Topic: Language Research Challenges for the Next Billion Users
With proliferation of mobile devices and internet, we are witnessing a new generation of new internet users. This next wave of new Internet users (or the next billion users for Google) have unique requirements from web search, web applications and the Internet in general. In this talk we explore three important and unique research challenges that arise from the usage patterns of the next billion users. First, translation is a very important tool to interact with the web that is predominantly in English. We focus on methods to develop high quality translation models for low resource languages where training data is sparse and noisy. Second, code-mixing is a very common phenomenon among multilingual users where two or more languages are used in the same utterance / sentence. Code-Mixing is a phenomenon that is highly diverse across various user groups. We focus on how to develop robust and controllable generation models that can produce diverse code mixed text with precise controls. Finally, we present an observation that for multilingual users, their L1 (native) language has an effect on the spelling patterns of a L2 language. We present methods to measure and improve the robustness of language models towards inter-language phonetic influence.
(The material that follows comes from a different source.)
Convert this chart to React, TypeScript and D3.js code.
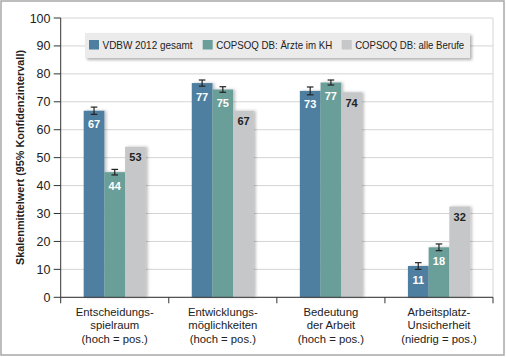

Dr. Aravindan Raghuveer is a Principal Engineer in Google Research India. Before that, he worked as a Research Scientist on Facebook and Principal Research Engineer at Yahoo Labs. Aravindan received his M.S. degree in computer engineering and PhD in Computer Science, both from the University of Minnesota, Twin Cities,. He received his B.E. in computer science from the University of Madras, India, in 2001. His research interests include Large Scale Machine Learning and Natural Language Processing.